Sunday, November 29, 2015

Kettering, Northamptonshire


Local hero

Regular readers will known that I sometimes amuse friends and acquaintances by announcing that I have visited, for pleasure, places they’d not normally associate with tourism. St Austell before the Eden Project, say, or Kidderminster more recently.* Why go there when you can visit the oodles of beautiful towns and villages, stuffed with listed buildings and interpreted for our delight by dedicated heritage-wallahs? Well, I visit my share of such places too, but there are many towns, off the tourist map or lacking the stereotypical array of picturesque streets or quaint shops and houses, that offer rewards to the curious.

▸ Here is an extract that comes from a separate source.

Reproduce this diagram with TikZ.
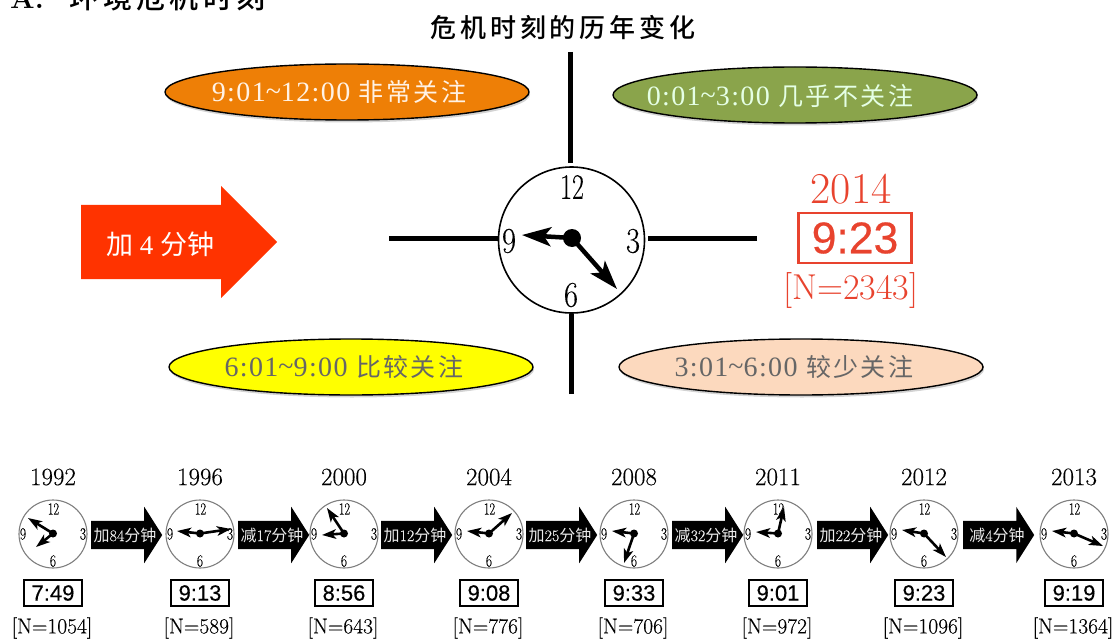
\documentclass[tikz,border=0pt]{standalone}
\usepackage{fontspec}
\usetikzlibrary{shapes.geometric,shapes.arrows,arrows.meta,shadows}
\newfontfamily\cn{Noto Sans CJK SC}
\newfontfamily\cnsp[LetterSpace=10]{Noto Sans CJK SC}
\newfontfamily\cnbold[LetterSpace=15]{Noto Sans CJK SC Medium}
\newfontfamily\lib[LetterSpace=5]{Liberation Serif}
\newfontfamily\libplain{Liberation Serif}
\newfontfamily\arial[FakeBold=0.4]{Liberation Sans}
\newfontfamily\lmheavy[FakeBold=0.25]{Latin Modern Roman}
\newcommand{\fs}[1]{\fontsize{#1}{#1}\selectfont}
\newcommand{\cond}[2]{\scalebox{#1}[1]{#2}}
\definecolor{redtxt}{HTML}{E8432E}
\definecolor{clockgray}{HTML}{7F7F7F}
\tikzset{
  oval/.style={ellipse,draw=black,line width=1.4pt,minimum width=364pt,minimum height=56pt,inner sep=0pt,
    drop shadow={shadow xshift=1pt,shadow yshift=-2.5pt,opacity=.35}},
  ovaltext/.style={font=\lib\fs{28}},
  crossline/.style={line width=5pt,black},
  bigface/.style={circle,draw=black,line width=1.6pt,fill=white,minimum size=146pt,inner sep=0pt},
  bighand/.style={line width=4.5pt,-{Stealth[length=29pt,width=19pt,inset=7pt]}},
  bignum/.style={font=\lmheavy\fs{36},inner sep=0pt},
  face/.style={circle,draw=clockgray,line width=1.1pt,fill=white,minimum size=68pt,inner sep=0pt},
  hub/.style={circle,fill=black,minimum size=#1,inner sep=0pt},
  hand/.style={line width=2.6pt,-{Stealth[length=14pt,width=9.5pt,inset=3.5pt]}},
  facenum/.style={font=\lmheavy\fs{17},inner sep=0pt},
  yearlabel/.style={font=\lmheavy\fs{25},inner sep=0pt},
  nlabel/.style={font=\lmheavy\fs{21.5},inner sep=0pt},
  timebox/.style={draw=black,line width=1.4pt,font=\arial\fs{22},minimum width=58pt,minimum height=26pt,inner sep=0pt},
  steparrow/.style={single arrow,fill=black,single arrow tip angle=115,single arrow head extend=14pt,
    single arrow head indent=0pt,minimum width=56pt,minimum height=71pt,inner sep=0pt,anchor=tail},
  steptext/.style={text=white!92!black,font=\lmheavy\fs{16},inner sep=0pt},
}
% \miniclock{name}{x}{year}{time}{N}{tip1}{tip2}
\newcommand{\miniclock}[7]{%
  \node[face] (#1) at (#2,534) {};
  \node[facenum] (#1n12) at (#2+0.5,509) {\cond{.72}{12}};
  \node[facenum] (#1n3) at (#2+30,534) {\cond{.8}{3}};
  \node[facenum] (#1n6) at (#2,561) {\cond{.8}{6}};
  \node[facenum] (#1n9) at (#2-30,534) {\cond{.8}{9}};
  \node[hub=8pt] (#1hub) at (#2,533.5) {};
  \coordinate (#1a) at (#6);
  \coordinate (#1b) at (#7);
  \draw[hand] (#1hub.center) -- (#1a);
  \draw[hand] (#1hub.center) -- (#1b);
  \node[yearlabel] (#1y) at (#2,477) {#3};
  \node[timebox] (#1t) at (#2,593) {#4};
  \node[nlabel] (#1c) at (#2-1,628) {[N=#5]};
}
% \stepto{name}{x}{text}
\newcommand{\stepto}[3]{%
  \node[steparrow] (#1) at (#2,535) {\rule{0pt}{28pt}};
  \node[steptext] (#1l) at (#2+34,535) {#3};
}
\begin{document}
\begin{tikzpicture}[x=1pt,y=-1pt]
\useasboundingbox (0,0) rectangle (1115,639);
\clip (0,0) rectangle (1115,639);
\node[anchor=base west,inner sep=0pt,font=\fs{29}] (heading) at (10,9) {\textbf{A.}\hspace{26pt}\cnbold 环境危机时刻};
\node[inner sep=0pt,font=\cnbold\fs{26}] (title) at (563,28) {危机时刻的历年变化};

\coordinate (ctop) at (570,52);
\coordinate (cbottom) at (571,394);
\coordinate (cleft) at (389,238);
\coordinate (cright) at (757,238);
\node[bigface] (bigclock) at (571.5,240) {};
\draw[crossline] (ctop) -- (570,163);
\draw[crossline] (cbottom) -- (571,314);
\draw[crossline] (cleft) -- (498,238);
\draw[crossline] (cright) -- (648,238);

\node[bignum] (n12) at (572,187) {\cond{.72}{12}};
\node[bignum] (n3) at (633,241) {\cond{.85}{3}};
\node[bignum] (n6) at (571,295) {\cond{.85}{6}};
\node[bignum] (n9) at (509,241) {\cond{.85}{9}};
\node[hub=18pt] (bighub) at (572,238) {};
\coordinate (bigtipa) at (522,235);
\coordinate (bigtipb) at (617,289);
\draw[bighand] (bighub.center) -- (bigtipa);
\draw[bighand] (bighub.center) -- (bigtipb);

\node[oval,fill={rgb,255:red,238;green,127;blue,6}] (o1) at (347,92) {};
\node[ovaltext,text=white!90!orange] (o1l) at (339,92) {9:01\raisebox{1pt}{\textasciitilde}12:00 {\cnsp\fs{25}非常关注}};
\node[oval,fill={rgb,255:red,138;green,164;blue,75}] (o2) at (795,95) {};
\node[ovaltext,text=white!90!green] (o2l) at (780,96) {0:01\raisebox{1pt}{\textasciitilde}3:00 {\cnsp\fs{25}几乎不关注}};
\node[oval,fill={rgb,255:red,255;green,255;blue,0}] (o3) at (351,367) {};
\node[ovaltext,text=black!60] (o3l) at (344,367) {6:01\raisebox{1pt}{\textasciitilde}9:00 {\cnsp\fs{25}比较关注}};
\node[oval,fill={rgb,255:red,252;green,217;blue,190}] (o4) at (801,367) {};
\node[ovaltext,text=black!60] (o4l) at (794,367) {3:01\raisebox{1pt}{\textasciitilde}6:00 {\cnsp\fs{25}较少关注}};

\node[single arrow,fill={rgb,255:red,255;green,51;blue,0},single arrow tip angle=90,single arrow head extend=19pt,
  single arrow head indent=0pt,minimum width=112pt,minimum height=196pt,inner sep=0pt,anchor=tail] (add) at (81,242) {\rule{0pt}{74pt}};
\node[text=white,inner sep=0pt,font=\libplain\fs{27}] (addl) at (160,244) {{\cn 加} 4 {\cn 分钟}};

\node[text=redtxt,inner sep=0pt,font=\fs{44}] (y2014) at (851,189) {2014};
\node[draw=redtxt,line width=2.6pt,text=redtxt,font=\arial\fs{44.5},minimum width=113pt,minimum height=50pt,inner sep=0pt] (t2014) at (855,238) {9:23};
\node[text=redtxt,inner sep=0pt,font=\fs{36}] (n2014) at (851,290) {[N=2343]};

\miniclock{a}{53}{1992}{7:49}{1054}{28,518}{36,547}
\miniclock{b}{200}{1996}{9:13}{589}{177,531}{231,529}
\miniclock{c}{344}{2000}{8:56}{643}{327,508}{322,535}
\miniclock{d}{489}{2004}{9:08}{776}{467,531}{512,513}
\miniclock{e}{634}{2008}{9:33}{706}{612,531}{624,563}
\miniclock{f}{778}{2011}{9:01}{972}{756,532}{784,507}
\miniclock{g}{924}{2012}{9:23}{1096}{902,530}{946,557}
\miniclock{h}{1074}{2013}{9:19}{1364}{1052,531}{1103,546}

\stepto{s1}{91}{{\cn 加}84{\cn 分钟}}
\stepto{s2}{238}{{\cn 减}17{\cn 分钟}}
\stepto{s3}{381}{{\cn 加}12{\cn 分钟}}
\stepto{s4}{526}{{\cn 加}25{\cn 分钟}}
\stepto{s5}{672}{{\cn 减}32{\cn 分钟}}
\stepto{s6}{817}{{\cn 加}22{\cn 分钟}}
\stepto{s7}{963}{{\cn 减}4{\cn 分钟}}
\end{tikzpicture}
\end{document}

It was with such thoughts in my mind that I ignored the snorts of laughter and made my way to Kettering.

I recently posted about a lovely cooperative building in the town, which grew in the Victorian period as a result of the Northamptonshire shoe industry. Very close to the centre one finds streets of 19th-century brick-built terraced houses next door to factories of the same period. None of these factories are huge, so there’s no sense of conflicting scales. Some of them still make shoes – the celebrated Loake’s shoes are still produced in Kettering, for example. The town also has some wonderful schools. One of the best is Stamford Street School (actually in Montagu Street), which is in a red brick Tudor-revivalish style with this stand-out tower.

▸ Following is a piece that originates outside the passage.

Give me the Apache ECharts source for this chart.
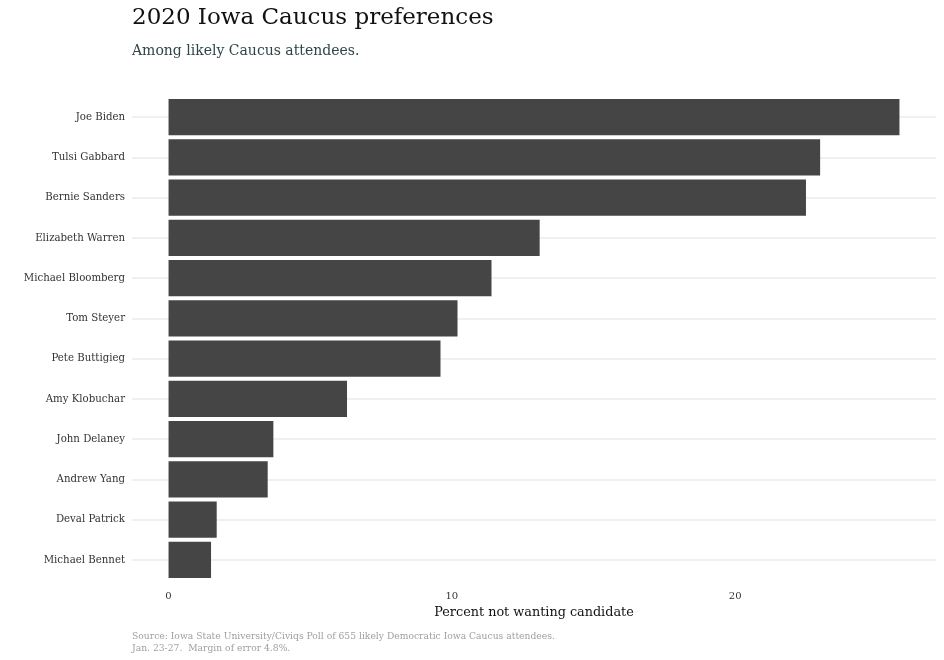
<!DOCTYPE html>
<html>
<head>
<meta charset="utf-8">
<script src="https://cdn.jsdelivr.net/npm/echarts@6/dist/echarts.min.js"></script>
<style>html,body{margin:0;padding:0;background:#fff}#c{width:944px;height:660px}</style>
</head>
<body>
<div id="c"></div>
<script>
const candidates = ["Joe Biden","Tulsi Gabbard","Bernie Sanders","Elizabeth Warren","Michael Bloomberg","Tom Steyer","Pete Buttigieg","Amy Klobuchar","John Delaney","Andrew Yang","Deval Patrick","Michael Bennet"];
const percentNotWanting = [25.8, 23.0, 22.5, 13.1, 11.4, 10.2, 9.6, 6.3, 3.7, 3.5, 1.7, 1.5];
const xTicks = [0, 10, 20];

const serif = "Georgia, 'DejaVu Serif', serif";
const chart = echarts.init(document.getElementById('c'));
chart.setOption({
  backgroundColor: '#fff',
  animation: false,
  title: [
    {text: '2020 Iowa Caucus preferences', left: 127, top: 2,
     textStyle: {fontFamily: serif, fontSize: 23, fontWeight: 'normal', color: '#111'}},
    {text: 'Among likely Caucus attendees.', left: 127, top: 39,
     textStyle: {fontFamily: serif, fontSize: 14, fontWeight: 'normal', color: '#2f4646'}},
    {text: 'Source: Iowa State University/Civiqs Poll of 655 likely Democratic Iowa Caucus attendees.\nJan. 23-27.  Margin of error 4.8%.',
     left: 127, top: 626,
     textStyle: {fontFamily: serif, fontSize: 9.2, fontWeight: 'normal', color: '#a0a0a0', lineHeight: 12}}
  ],
  grid: {left: 132, right: 8, top: 97, height: 483, containLabel: false},
  xAxis: {
    type: 'value', min: -1.29, max: 27.09,
    axisLine: {show: false}, axisTick: {show: false}, splitLine: {show: false},
    axisLabel: {customValues: xTicks, margin: 11, fontFamily: serif, fontSize: 10, color: '#333'},
    name: 'Percent not wanting candidate', nameLocation: 'middle', nameGap: 25,
    nameTextStyle: {fontFamily: serif, fontSize: 12.8, color: '#111'}
  },
  yAxis: {
    type: 'category', data: candidates, inverse: true,
    axisLine: {show: false}, axisTick: {show: false},
    splitLine: {show: false},
    axisLabel: {margin: 7, fontFamily: serif, fontSize: 10.2, color: '#333'}
  },
  series: [
    {
      type: 'line', data: [], z: 1, silent: true, symbol: 'none',
      markLine: {
        z: 1, silent: true, symbol: 'none', label: {show: false}, animation: false,
        lineStyle: {color: '#ebebeb', width: 1.5, type: 'solid'},
        data: candidates.map(c => ({yAxis: c}))
      }
    },
    {
      type: 'bar', data: percentNotWanting, barWidth: '90%',
      itemStyle: {color: '#454545'}, z: 3
    }
  ]
});
</script>
</body>
</html>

The relief carving and openwork on this tower is truly jaw-dropping, a cut or two or three above what’s usual for  board-school architecture, which is generally purposeful and functional, with sometimes to odd bit of carving or terracotta decoration here and there, depending on the local budget and the commitment (or not) to produce a building that reflects civic pride and gives the inmates something to inspire them. The huge roundel on this tower is extraordinary: was it meant to be a clock face? Was it ever used as such? There seem to be no vestiges of painted numerals or holes for the hands. As for the elaborate openwork, I’d taken it to be intended to allow the sound of a bell to be audible. But the recent revised Pevsner Northamptonshire volume describes this as a chimney tower, so presumably it’s to do with heating and ventilation. It’s functional, then, but you’d rarely see anything so ornate adorning a locally funded school – even considering that the date is 1892, taking us back to a period in which architectural ornament was enjoying a burgeoning heyday.

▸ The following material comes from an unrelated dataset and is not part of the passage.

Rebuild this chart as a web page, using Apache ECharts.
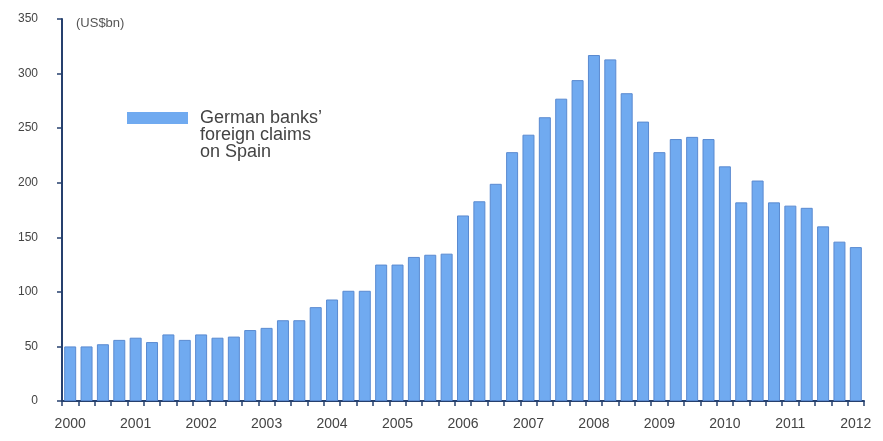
<!DOCTYPE html>
<html>
<head>
<meta charset="utf-8">
<script src="https://cdn.jsdelivr.net/npm/echarts@6/dist/echarts.min.js"></script>
<style>html,body{margin:0;padding:0;background:#fff}#c{width:883px;height:441px}</style>
</head>
<body>
<div id="c"></div>
<script>
// Quarterly categories 2000Q1 .. 2012Q1
const years = ['2000','2001','2002','2003','2004','2005','2006','2007','2008','2009','2010','2011','2012'];
const tickLabels = years;
const quarters = [];
years.forEach(function (y, i) {
  const n = (i === years.length - 1) ? 1 : 4;
  for (let q = 1; q <= n; q++) quarters.push(y + 'Q' + q);
});
const legendLines = ['German banks’', 'foreign claims', 'on Spain'];
const seriesName = legendLines.join(' ');
const claims = [
  50, 50, 52, 56, 58, 54, 61, 56, 61, 58, 59, 65, 67, 74, 74, 86,
  93, 101, 101, 125, 125, 132, 134, 135, 170, 183, 199, 228, 244, 260, 277, 294,
  317, 313, 282, 256, 228, 240, 242, 240, 215, 182, 202, 182, 179, 177, 160, 146,
  141
];

const chart = echarts.init(document.getElementById('c'));
chart.setOption({
  animation: false,
  backgroundColor: '#ffffff',
  grid: { left: 62, right: 19, top: 19, bottom: 40, containLabel: false },
  title: {
    text: '(US$bn)', left: 71, top: 12,
    textStyle: { fontFamily: 'Liberation Sans', fontSize: 13, fontWeight: 'normal', color: '#555' }
  },
  legend: {
    data: [seriesName],
    left: 127, top: 75, padding: 0,
    itemWidth: 61, itemHeight: 12,
    icon: 'rect',
    itemStyle: { borderWidth: 0 },
    formatter: function () {
      return '{e|}\n{e|}\n' + legendLines.map(function (l) { return '{a|' + l + '}'; }).join('\n');
    },
    textStyle: {
      rich: {
        a: { fontFamily: 'Liberation Sans', fontSize: 18, color: '#444', lineHeight: 17, padding: [0, 0, 0, 7] },
        e: { fontSize: 18, lineHeight: 17 }
      }
    }
  },
  xAxis: {
    type: 'category',
    data: quarters,
    axisLine: { lineStyle: { color: '#26406e', width: 2 } },
    axisTick: { show: true, interval: 0, length: 5, lineStyle: { color: '#26406e', width: 1.5 } },
    axisLabel: {
      interval: 3, margin: 16,
      fontFamily: 'Liberation Sans', fontSize: 14, color: '#444',
      formatter: function (v, i) { return tickLabels[Math.floor(i / 4)]; }
    },
    splitLine: { show: false }
  },
  yAxis: {
    type: 'value', min: 0, max: 350, interval: 50,
    axisLine: { show: true, lineStyle: { color: '#26406e', width: 2 } },
    axisTick: { show: true, length: 5, lineStyle: { color: '#26406e', width: 1.5 } },
    axisLabel: { margin: 24, fontFamily: 'Liberation Sans', fontSize: 12, color: '#444' },
    splitLine: { show: false }
  },
  series: [{
    name: seriesName,
    type: 'bar',
    data: claims,
    barWidth: 12,
    itemStyle: { color: '#70aaf0', borderColor: '#5a8ad0', borderWidth: 1 }
  }]
});
</script>
</body>
</html>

The firm of architects responsible for this wonder was local practice Gotch and Saunders.† I’ve known of John Alfred Gotch for years because he wrote books¶ about historic architecture, especially Elizabeth and Jacobean architecture, so it was a pleasure to find his work dotted all over this town. He was prominent in his profession, serving as President of the Architectural Association and of the RIBA, the first provincial architecture to be honoured by the latter post. A local hero, then, who did well by his town, helping an outwardly unassuming place to shine.

Notes
* Kidderminster still has several striking former carpet factories, about one of which I posted here.
† The practice continues locally as Gotch, Saunders and Surridge (GSS Architecture)
¶ Gotch’s books include Early Renaissance Architecture in England (1914), The Architecture of the Renaissance in England (1894), and The Growth of the English House (1909).

2 comments:

Peter Ashley said...

You're quite right, with perseverance one can always find something of interest everywhere. Although I must admit I struggled a bit with Leysdown-on-Sea on the Isle of Sheppey in Kent. I've still not cracked it yet, but I expect if I'd waited until around 11.30pm I might have witnessed a scrap outside a pub. New Year resolution: I promise to try harder.

Philip Wilkinson said...

Hm, yes. The Isle of Sheppey. I must say I've not connected with it either. The most memorable of the few outside-pub scraps I've witnessed was in London's Walworth Road, where the sound of two heads cracking together in combat was chilling. Hope I never hear it again.